Another important trend is the convergence of OEM platform strategy and customer lifecycle management. Providers that can combine embedded software distribution, partner ecosystem enablement, billing automation, and scalable isolation options will be better positioned to grow recurring revenue without multiplying delivery complexity. In finance markets, the winners are likely to be those that treat architecture, governance, and commercial packaging as one integrated system.
Executive Conclusion
Finance OEM SaaS growth depends on making tenant isolation a strategic capability rather than a reactive technical accommodation. The right model is usually neither fully shared nor fully dedicated.
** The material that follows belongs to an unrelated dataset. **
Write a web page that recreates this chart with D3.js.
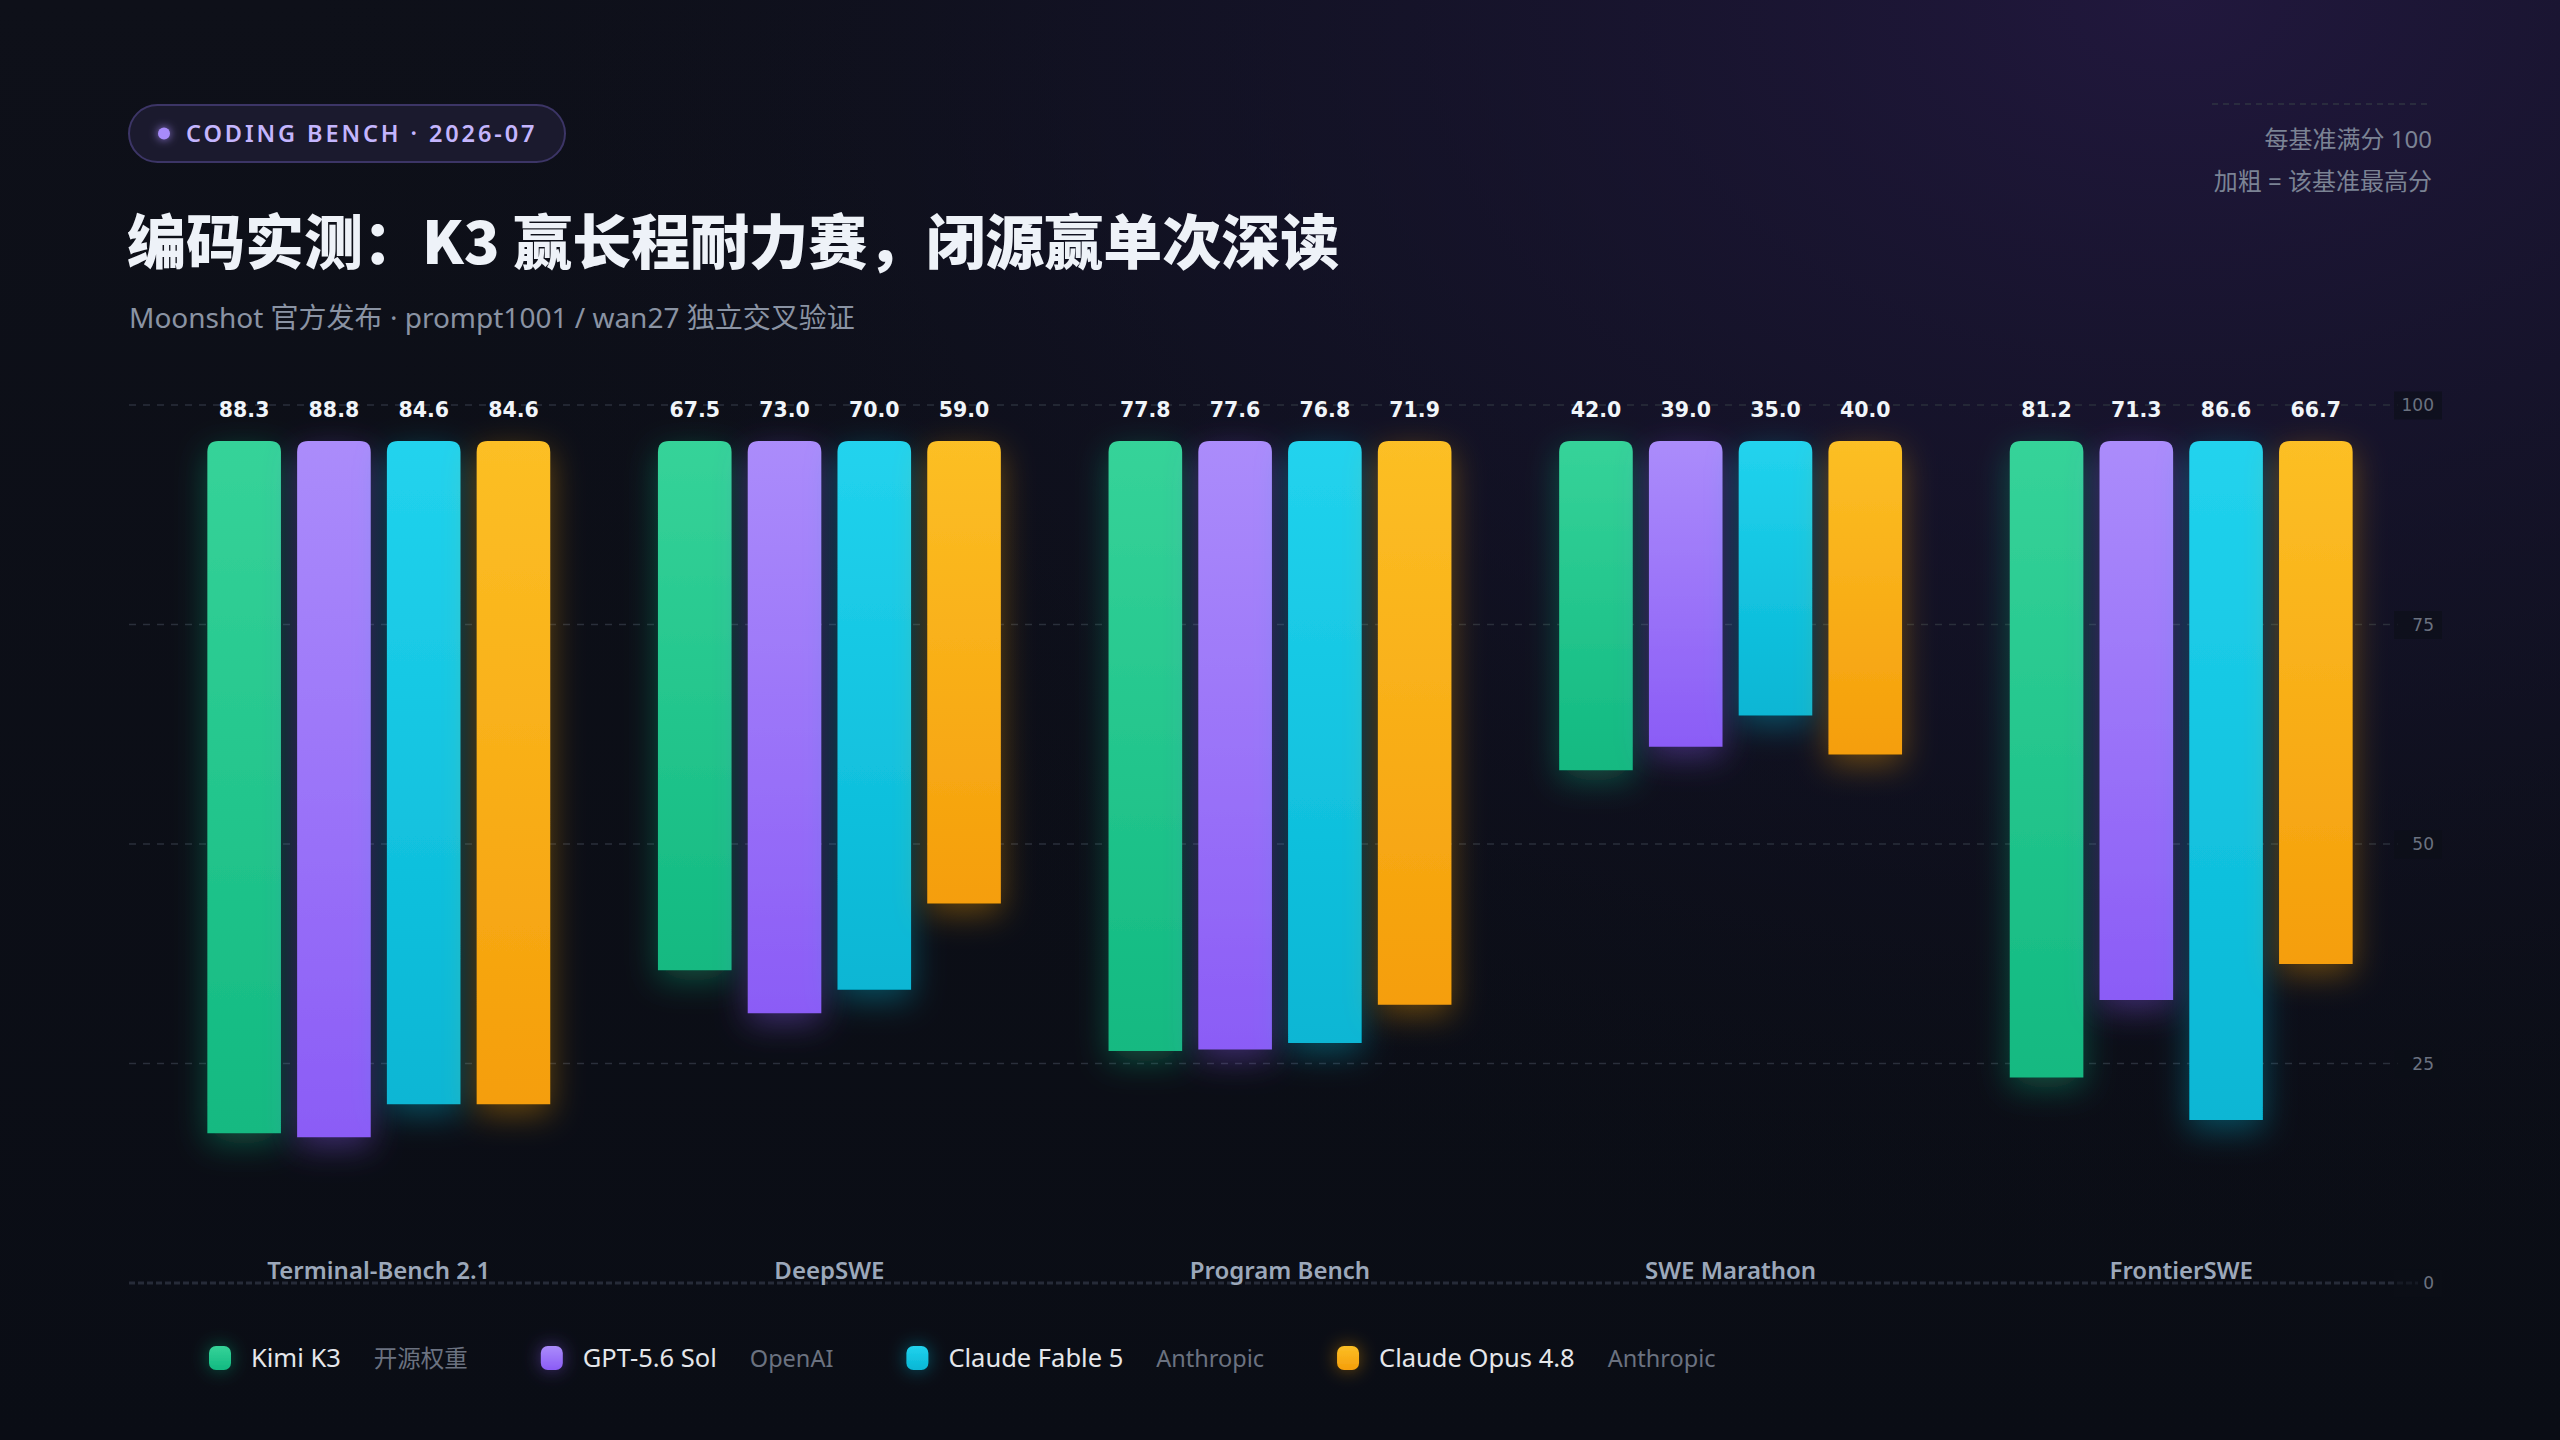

It is a segmented platform strategy that aligns customer risk, contract value, compliance expectations, and operating cost. Leaders should define isolation tiers, connect them to subscription business models, standardize shared services, and reserve dedicated controls for cases where they create measurable commercial value.
For ERP partners, MSPs, SaaS providers, cloud consultants, ISVs, software vendors, system integrators, CTOs, founders, and enterprise architects, the executive recommendation is clear: build for repeatability first, then monetize flexibility with discipline. A finance SaaS platform that combines multi-tenant efficiency, selective dedicated cloud architecture, strong governance, observability, and managed service options can support recurring revenue strategy, churn reduction, and enterprise scalability at the same time. That is the foundation for sustainable platform growth in a market where trust and operational control are inseparable from product value.